▶ [Given records]
########

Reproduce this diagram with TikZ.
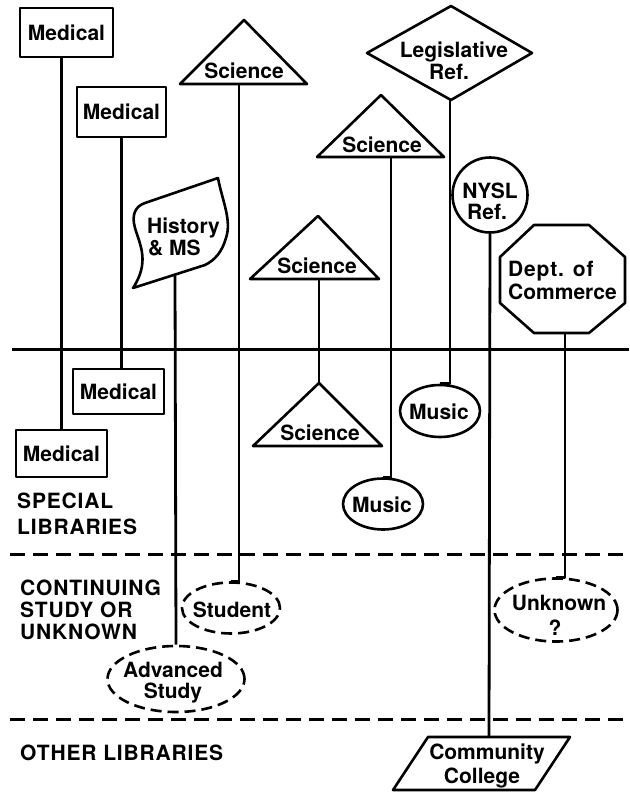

########

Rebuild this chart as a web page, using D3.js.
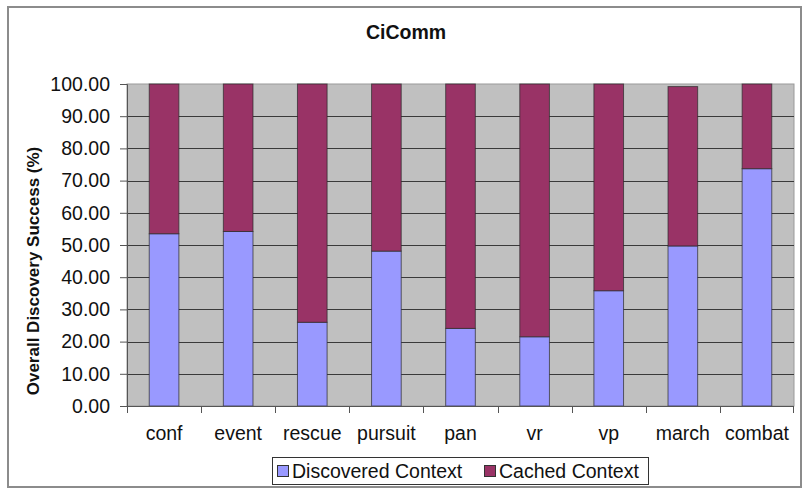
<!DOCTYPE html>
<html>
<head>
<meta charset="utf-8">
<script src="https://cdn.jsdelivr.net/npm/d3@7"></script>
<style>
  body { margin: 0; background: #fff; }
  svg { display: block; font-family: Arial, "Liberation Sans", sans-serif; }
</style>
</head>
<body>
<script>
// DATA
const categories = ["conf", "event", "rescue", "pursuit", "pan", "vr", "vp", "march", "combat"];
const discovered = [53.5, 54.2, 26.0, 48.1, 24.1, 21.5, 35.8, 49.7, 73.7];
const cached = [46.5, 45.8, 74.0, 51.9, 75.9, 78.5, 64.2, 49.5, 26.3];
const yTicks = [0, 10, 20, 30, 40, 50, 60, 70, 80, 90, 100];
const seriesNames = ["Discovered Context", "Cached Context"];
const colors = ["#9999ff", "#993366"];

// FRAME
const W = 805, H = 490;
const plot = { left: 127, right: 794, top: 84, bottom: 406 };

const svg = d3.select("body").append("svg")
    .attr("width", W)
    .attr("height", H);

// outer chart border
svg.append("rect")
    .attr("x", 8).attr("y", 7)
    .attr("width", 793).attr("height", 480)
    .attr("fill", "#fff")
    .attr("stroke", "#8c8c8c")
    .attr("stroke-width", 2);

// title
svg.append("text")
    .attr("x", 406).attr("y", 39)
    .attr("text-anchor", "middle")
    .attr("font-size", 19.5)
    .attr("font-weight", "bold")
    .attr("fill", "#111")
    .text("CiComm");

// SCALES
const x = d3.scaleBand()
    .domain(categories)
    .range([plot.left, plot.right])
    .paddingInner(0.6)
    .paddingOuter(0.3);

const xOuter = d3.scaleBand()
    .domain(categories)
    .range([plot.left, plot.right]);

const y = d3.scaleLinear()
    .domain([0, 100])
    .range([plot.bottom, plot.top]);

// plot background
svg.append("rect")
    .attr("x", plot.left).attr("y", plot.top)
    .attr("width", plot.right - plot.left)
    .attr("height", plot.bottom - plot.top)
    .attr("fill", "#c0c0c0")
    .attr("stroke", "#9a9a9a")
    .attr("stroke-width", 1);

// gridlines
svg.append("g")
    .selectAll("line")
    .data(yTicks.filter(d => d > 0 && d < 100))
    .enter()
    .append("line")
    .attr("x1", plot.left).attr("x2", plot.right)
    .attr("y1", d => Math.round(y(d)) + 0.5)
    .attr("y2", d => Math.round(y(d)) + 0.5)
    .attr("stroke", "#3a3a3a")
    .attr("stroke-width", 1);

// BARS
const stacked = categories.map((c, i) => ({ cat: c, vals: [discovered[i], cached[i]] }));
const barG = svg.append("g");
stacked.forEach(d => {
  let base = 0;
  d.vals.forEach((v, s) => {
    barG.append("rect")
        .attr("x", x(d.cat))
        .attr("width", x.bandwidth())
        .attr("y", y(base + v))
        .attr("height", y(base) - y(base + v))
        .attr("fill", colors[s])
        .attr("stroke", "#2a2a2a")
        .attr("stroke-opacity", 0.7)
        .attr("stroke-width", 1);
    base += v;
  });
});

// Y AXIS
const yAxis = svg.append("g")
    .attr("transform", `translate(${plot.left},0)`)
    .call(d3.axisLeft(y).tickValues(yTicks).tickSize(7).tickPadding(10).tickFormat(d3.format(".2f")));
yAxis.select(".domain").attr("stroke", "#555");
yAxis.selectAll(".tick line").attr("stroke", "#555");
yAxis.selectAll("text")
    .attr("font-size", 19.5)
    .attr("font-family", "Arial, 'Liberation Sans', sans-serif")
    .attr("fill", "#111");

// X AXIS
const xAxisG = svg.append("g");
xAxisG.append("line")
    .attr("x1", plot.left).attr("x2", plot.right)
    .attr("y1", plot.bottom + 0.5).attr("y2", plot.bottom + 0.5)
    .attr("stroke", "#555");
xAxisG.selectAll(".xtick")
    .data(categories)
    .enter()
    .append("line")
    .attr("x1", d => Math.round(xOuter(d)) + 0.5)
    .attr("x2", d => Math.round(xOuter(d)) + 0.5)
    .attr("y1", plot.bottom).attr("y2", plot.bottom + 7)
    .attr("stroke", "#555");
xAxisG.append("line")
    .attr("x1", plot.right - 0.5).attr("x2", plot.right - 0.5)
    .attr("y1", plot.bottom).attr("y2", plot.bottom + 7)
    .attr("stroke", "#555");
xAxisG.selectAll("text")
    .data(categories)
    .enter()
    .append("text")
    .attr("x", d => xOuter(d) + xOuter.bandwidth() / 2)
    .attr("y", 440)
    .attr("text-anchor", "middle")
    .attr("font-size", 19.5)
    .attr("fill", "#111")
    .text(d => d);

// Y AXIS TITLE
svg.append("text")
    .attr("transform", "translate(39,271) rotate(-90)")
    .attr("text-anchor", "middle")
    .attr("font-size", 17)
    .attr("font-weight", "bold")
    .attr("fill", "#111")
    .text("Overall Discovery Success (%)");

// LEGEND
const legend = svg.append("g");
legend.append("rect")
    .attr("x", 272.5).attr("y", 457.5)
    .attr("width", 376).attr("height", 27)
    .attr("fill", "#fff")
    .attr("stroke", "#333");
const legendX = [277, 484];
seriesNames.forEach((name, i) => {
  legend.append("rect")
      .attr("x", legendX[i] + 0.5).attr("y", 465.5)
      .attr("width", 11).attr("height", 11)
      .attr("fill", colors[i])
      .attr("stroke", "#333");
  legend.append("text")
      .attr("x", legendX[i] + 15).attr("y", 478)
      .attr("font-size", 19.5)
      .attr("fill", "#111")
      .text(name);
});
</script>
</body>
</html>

########

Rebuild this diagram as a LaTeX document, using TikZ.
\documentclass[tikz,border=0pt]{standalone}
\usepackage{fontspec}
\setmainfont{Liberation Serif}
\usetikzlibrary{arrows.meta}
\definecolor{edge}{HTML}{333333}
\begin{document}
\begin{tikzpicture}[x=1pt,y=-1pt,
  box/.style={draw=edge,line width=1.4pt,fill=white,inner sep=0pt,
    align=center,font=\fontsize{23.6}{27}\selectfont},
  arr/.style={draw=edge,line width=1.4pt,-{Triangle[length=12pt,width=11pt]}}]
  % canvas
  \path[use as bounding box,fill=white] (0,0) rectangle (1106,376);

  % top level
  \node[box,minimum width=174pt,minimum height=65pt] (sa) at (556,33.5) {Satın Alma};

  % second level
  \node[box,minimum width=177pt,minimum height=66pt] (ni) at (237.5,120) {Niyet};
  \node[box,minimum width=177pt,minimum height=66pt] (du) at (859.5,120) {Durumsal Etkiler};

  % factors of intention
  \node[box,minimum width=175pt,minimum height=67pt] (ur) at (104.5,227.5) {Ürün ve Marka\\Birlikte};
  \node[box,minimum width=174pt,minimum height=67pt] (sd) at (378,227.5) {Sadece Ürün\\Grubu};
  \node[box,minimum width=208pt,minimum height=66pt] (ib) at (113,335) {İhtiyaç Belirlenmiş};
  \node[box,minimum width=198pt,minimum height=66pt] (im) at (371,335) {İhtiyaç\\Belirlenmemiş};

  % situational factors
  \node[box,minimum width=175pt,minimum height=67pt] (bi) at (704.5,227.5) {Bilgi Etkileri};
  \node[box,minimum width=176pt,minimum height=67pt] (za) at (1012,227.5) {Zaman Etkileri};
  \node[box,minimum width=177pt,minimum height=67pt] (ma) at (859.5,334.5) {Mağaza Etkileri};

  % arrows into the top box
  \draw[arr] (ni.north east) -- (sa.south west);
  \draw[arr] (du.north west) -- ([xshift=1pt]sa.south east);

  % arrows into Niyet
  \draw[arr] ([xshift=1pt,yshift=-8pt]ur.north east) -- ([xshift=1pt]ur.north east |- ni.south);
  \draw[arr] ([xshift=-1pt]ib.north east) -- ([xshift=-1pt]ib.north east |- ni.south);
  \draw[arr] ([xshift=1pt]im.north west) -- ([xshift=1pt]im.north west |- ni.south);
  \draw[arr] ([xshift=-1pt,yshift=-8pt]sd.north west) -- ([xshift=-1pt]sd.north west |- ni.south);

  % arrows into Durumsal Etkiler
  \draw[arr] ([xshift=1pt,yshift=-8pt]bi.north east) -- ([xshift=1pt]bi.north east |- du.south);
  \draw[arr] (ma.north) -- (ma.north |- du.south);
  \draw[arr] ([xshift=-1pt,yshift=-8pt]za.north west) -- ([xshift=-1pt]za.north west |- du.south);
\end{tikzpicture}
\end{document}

########

▶ [Written instruction]
Repeat, character for character, the lines of the material above from the line with "Rebuild this diagram" through the line with "width=198pt,minimum height=66pt] (im)".

▶ [Exercise output]
Rebuild this diagram as a LaTeX document, using TikZ.
\documentclass[tikz,border=0pt]{standalone}
\usepackage{fontspec}
\setmainfont{Liberation Serif}
\usetikzlibrary{arrows.meta}
\definecolor{edge}{HTML}{333333}
\begin{document}
\begin{tikzpicture}[x=1pt,y=-1pt,
  box/.style={draw=edge,line width=1.4pt,fill=white,inner sep=0pt,
    align=center,font=\fontsize{23.6}{27}\selectfont},
  arr/.style={draw=edge,line width=1.4pt,-{Triangle[length=12pt,width=11pt]}}]
  % canvas
  \path[use as bounding box,fill=white] (0,0) rectangle (1106,376);

  % top level
  \node[box,minimum width=174pt,minimum height=65pt] (sa) at (556,33.5) {Satın Alma};

  % second level
  \node[box,minimum width=177pt,minimum height=66pt] (ni) at (237.5,120) {Niyet};
  \node[box,minimum width=177pt,minimum height=66pt] (du) at (859.5,120) {Durumsal Etkiler};

  % factors of intention
  \node[box,minimum width=175pt,minimum height=67pt] (ur) at (104.5,227.5) {Ürün ve Marka\\Birlikte};
  \node[box,minimum width=174pt,minimum height=67pt] (sd) at (378,227.5) {Sadece Ürün\\Grubu};
  \node[box,minimum width=208pt,minimum height=66pt] (ib) at (113,335) {İhtiyaç Belirlenmiş};
  \node[box,minimum width=198pt,minimum height=66pt] (im) at (371,335) {İhtiyaç\\Belirlenmemiş};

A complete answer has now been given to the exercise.